┌────────

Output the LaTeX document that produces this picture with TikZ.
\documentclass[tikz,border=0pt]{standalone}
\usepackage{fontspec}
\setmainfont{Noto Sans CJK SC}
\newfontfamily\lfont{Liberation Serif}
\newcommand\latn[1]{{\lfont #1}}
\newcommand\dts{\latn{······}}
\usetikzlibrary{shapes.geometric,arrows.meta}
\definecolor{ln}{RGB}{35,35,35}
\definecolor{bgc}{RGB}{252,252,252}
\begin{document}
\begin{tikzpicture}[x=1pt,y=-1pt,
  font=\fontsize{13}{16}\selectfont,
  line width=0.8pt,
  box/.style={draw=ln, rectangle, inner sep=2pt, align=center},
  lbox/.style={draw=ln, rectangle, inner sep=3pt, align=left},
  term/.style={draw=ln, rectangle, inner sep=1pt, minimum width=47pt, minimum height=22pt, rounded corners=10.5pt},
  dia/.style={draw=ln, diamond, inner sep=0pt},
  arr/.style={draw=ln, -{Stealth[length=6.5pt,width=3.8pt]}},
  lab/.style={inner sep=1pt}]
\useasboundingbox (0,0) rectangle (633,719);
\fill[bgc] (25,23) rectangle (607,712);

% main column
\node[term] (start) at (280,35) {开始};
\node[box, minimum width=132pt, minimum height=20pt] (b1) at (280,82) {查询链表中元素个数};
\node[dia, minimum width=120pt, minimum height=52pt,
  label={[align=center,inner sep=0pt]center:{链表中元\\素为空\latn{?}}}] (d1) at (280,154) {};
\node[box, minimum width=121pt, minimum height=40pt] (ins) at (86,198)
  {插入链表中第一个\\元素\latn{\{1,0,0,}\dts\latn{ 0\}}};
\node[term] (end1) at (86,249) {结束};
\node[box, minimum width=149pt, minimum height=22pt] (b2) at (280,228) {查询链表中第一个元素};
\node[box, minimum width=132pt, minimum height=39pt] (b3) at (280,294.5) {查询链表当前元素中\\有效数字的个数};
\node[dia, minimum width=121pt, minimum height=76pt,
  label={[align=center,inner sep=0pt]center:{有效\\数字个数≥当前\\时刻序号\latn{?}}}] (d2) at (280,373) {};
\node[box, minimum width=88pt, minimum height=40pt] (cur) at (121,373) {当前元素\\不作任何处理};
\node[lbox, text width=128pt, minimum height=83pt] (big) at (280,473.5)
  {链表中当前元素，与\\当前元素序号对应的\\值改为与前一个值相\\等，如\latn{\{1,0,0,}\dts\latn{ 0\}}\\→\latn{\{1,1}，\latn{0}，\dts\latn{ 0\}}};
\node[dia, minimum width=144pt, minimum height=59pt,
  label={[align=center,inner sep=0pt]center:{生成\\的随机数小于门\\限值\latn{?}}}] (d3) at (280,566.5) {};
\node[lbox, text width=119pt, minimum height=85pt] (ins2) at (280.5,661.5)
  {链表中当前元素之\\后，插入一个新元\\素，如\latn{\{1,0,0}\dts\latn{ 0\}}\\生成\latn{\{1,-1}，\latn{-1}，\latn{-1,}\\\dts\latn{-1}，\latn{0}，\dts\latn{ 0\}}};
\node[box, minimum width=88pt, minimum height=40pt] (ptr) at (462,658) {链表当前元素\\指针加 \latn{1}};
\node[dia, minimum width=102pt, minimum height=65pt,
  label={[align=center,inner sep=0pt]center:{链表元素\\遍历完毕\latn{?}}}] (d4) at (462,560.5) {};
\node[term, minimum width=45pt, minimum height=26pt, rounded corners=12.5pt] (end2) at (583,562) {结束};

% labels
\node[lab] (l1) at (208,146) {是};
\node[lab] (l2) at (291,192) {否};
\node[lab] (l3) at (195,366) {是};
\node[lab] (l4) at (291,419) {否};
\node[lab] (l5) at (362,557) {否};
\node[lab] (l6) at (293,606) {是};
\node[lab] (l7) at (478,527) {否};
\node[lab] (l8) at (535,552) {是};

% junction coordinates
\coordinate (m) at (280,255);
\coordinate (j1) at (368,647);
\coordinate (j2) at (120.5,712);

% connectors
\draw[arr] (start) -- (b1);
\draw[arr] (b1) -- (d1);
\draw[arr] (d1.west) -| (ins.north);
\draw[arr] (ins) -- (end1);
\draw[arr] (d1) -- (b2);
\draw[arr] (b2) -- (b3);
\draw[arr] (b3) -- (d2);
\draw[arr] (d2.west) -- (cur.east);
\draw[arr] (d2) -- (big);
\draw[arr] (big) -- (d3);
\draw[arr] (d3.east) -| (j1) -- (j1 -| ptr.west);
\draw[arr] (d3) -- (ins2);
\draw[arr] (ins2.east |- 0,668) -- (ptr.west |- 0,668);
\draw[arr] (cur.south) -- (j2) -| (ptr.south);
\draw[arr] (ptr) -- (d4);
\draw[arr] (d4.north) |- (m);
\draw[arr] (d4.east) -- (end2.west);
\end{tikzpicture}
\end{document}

└────────

### REQUEST
Set down, exactly as written, each line of the data from its opening line through the one containing "(25,23) rectangle (607,712);". Output nothing more.

### COMPLETED TASK
Output the LaTeX document that produces this picture with TikZ.
\documentclass[tikz,border=0pt]{standalone}
\usepackage{fontspec}
\setmainfont{Noto Sans CJK SC}
\newfontfamily\lfont{Liberation Serif}
\newcommand\latn[1]{{\lfont #1}}
\newcommand\dts{\latn{······}}
\usetikzlibrary{shapes.geometric,arrows.meta}
\definecolor{ln}{RGB}{35,35,35}
\definecolor{bgc}{RGB}{252,252,252}
\begin{document}
\begin{tikzpicture}[x=1pt,y=-1pt,
  font=\fontsize{13}{16}\selectfont,
  line width=0.8pt,
  box/.style={draw=ln, rectangle, inner sep=2pt, align=center},
  lbox/.style={draw=ln, rectangle, inner sep=3pt, align=left},
  term/.style={draw=ln, rectangle, inner sep=1pt, minimum width=47pt, minimum height=22pt, rounded corners=10.5pt},
  dia/.style={draw=ln, diamond, inner sep=0pt},
  arr/.style={draw=ln, -{Stealth[length=6.5pt,width=3.8pt]}},
  lab/.style={inner sep=1pt}]
\useasboundingbox (0,0) rectangle (633,719);
\fill[bgc] (25,23) rectangle (607,712);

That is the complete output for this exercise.